**Aim:** Give the data below again exactly as it stands. Omit the pictures.
□ □ □ □ □
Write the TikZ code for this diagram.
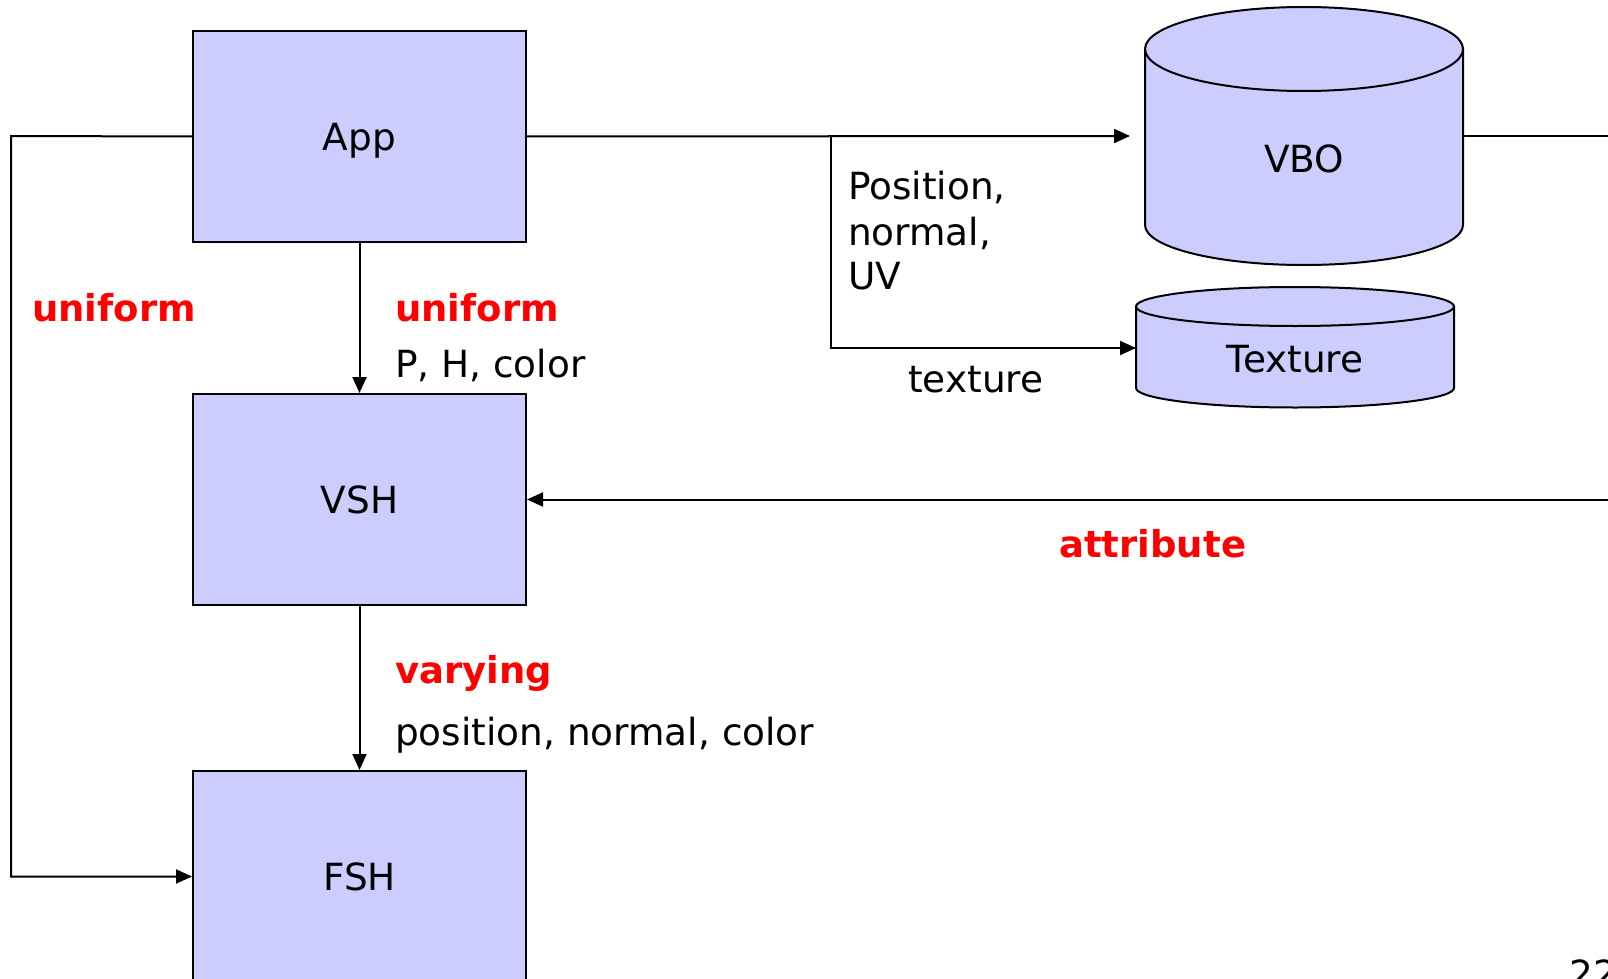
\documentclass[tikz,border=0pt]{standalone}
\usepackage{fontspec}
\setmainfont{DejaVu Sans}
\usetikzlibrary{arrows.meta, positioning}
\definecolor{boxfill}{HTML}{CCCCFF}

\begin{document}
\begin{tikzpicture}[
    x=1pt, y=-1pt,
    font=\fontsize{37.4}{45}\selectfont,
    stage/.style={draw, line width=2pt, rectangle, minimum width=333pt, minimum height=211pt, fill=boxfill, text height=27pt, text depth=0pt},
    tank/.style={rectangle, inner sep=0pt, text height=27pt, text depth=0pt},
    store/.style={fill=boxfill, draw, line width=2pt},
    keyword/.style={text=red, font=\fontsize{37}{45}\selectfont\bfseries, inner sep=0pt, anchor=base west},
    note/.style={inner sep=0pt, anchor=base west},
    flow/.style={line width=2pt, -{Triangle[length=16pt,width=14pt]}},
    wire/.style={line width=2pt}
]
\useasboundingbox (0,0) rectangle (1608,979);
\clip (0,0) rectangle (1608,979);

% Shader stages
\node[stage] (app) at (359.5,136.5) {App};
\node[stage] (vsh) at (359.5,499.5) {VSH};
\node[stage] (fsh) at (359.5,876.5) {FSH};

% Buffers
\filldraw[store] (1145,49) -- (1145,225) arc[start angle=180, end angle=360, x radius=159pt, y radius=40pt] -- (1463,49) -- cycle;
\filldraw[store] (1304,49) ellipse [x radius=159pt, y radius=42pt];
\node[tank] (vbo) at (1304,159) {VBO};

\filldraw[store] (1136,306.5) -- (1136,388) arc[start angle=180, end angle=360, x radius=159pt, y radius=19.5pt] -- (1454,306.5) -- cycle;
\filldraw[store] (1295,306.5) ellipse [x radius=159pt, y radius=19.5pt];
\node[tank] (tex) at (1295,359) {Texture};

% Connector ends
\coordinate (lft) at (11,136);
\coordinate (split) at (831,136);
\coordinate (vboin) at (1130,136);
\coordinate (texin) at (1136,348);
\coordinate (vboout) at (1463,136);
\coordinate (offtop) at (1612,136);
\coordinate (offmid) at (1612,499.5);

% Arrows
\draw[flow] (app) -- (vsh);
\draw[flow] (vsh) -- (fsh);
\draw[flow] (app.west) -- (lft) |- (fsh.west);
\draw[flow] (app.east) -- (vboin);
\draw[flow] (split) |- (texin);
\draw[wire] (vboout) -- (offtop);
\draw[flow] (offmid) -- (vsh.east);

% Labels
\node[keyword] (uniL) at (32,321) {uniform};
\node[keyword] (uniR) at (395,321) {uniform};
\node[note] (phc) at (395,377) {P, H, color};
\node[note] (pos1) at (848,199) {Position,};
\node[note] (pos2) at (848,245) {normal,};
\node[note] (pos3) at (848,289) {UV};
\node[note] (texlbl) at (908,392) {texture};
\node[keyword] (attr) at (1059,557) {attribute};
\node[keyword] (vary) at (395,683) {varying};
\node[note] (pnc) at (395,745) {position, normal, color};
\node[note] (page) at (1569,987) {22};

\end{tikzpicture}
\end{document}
□ □ □ □ □
**Result for this exercise:**
Write the TikZ code for this diagram.
\documentclass[tikz,border=0pt]{standalone}
\usepackage{fontspec}
\setmainfont{DejaVu Sans}
\usetikzlibrary{arrows.meta, positioning}
\definecolor{boxfill}{HTML}{CCCCFF}

\begin{document}
\begin{tikzpicture}[
    x=1pt, y=-1pt,
    font=\fontsize{37.4}{45}\selectfont,
    stage/.style={draw, line width=2pt, rectangle, minimum width=333pt, minimum height=211pt, fill=boxfill, text height=27pt, text depth=0pt},
    tank/.style={rectangle, inner sep=0pt, text height=27pt, text depth=0pt},
    store/.style={fill=boxfill, draw, line width=2pt},
    keyword/.style={text=red, font=\fontsize{37}{45}\selectfont\bfseries, inner sep=0pt, anchor=base west},
    note/.style={inner sep=0pt, anchor=base west},
    flow/.style={line width=2pt, -{Triangle[length=16pt,width=14pt]}},
    wire/.style={line width=2pt}
]
\useasboundingbox (0,0) rectangle (1608,979);
\clip (0,0) rectangle (1608,979);

% Shader stages
\node[stage] (app) at (359.5,136.5) {App};
\node[stage] (vsh) at (359.5,499.5) {VSH};
\node[stage] (fsh) at (359.5,876.5) {FSH};

% Buffers
\filldraw[store] (1145,49) -- (1145,225) arc[start angle=180, end angle=360, x radius=159pt, y radius=40pt] -- (1463,49) -- cycle;
\filldraw[store] (1304,49) ellipse [x radius=159pt, y radius=42pt];
\node[tank] (vbo) at (1304,159) {VBO};

\filldraw[store] (1136,306.5) -- (1136,388) arc[start angle=180, end angle=360, x radius=159pt, y radius=19.5pt] -- (1454,306.5) -- cycle;
\filldraw[store] (1295,306.5) ellipse [x radius=159pt, y radius=19.5pt];
\node[tank] (tex) at (1295,359) {Texture};

% Connector ends
\coordinate (lft) at (11,136);
\coordinate (split) at (831,136);
\coordinate (vboin) at (1130,136);
\coordinate (texin) at (1136,348);
\coordinate (vboout) at (1463,136);
\coordinate (offtop) at (1612,136);
\coordinate (offmid) at (1612,499.5);

% Arrows
\draw[flow] (app) -- (vsh);
\draw[flow] (vsh) -- (fsh);
\draw[flow] (app.west) -- (lft) |- (fsh.west);
\draw[flow] (app.east) -- (vboin);
\draw[flow] (split) |- (texin);
\draw[wire] (vboout) -- (offtop);
\draw[flow] (offmid) -- (vsh.east);

% Labels
\node[keyword] (uniL) at (32,321) {uniform};
\node[keyword] (uniR) at (395,321) {uniform};
\node[note] (phc) at (395,377) {P, H, color};
\node[note] (pos1) at (848,199) {Position,};
\node[note] (pos2) at (848,245) {normal,};
\node[note] (pos3) at (848,289) {UV};
\node[note] (texlbl) at (908,392) {texture};
\node[keyword] (attr) at (1059,557) {attribute};
\node[keyword] (vary) at (395,683) {varying};
\node[note] (pnc) at (395,745) {position, normal, color};
\node[note] (page) at (1569,987) {22};

\end{tikzpicture}
\end{document}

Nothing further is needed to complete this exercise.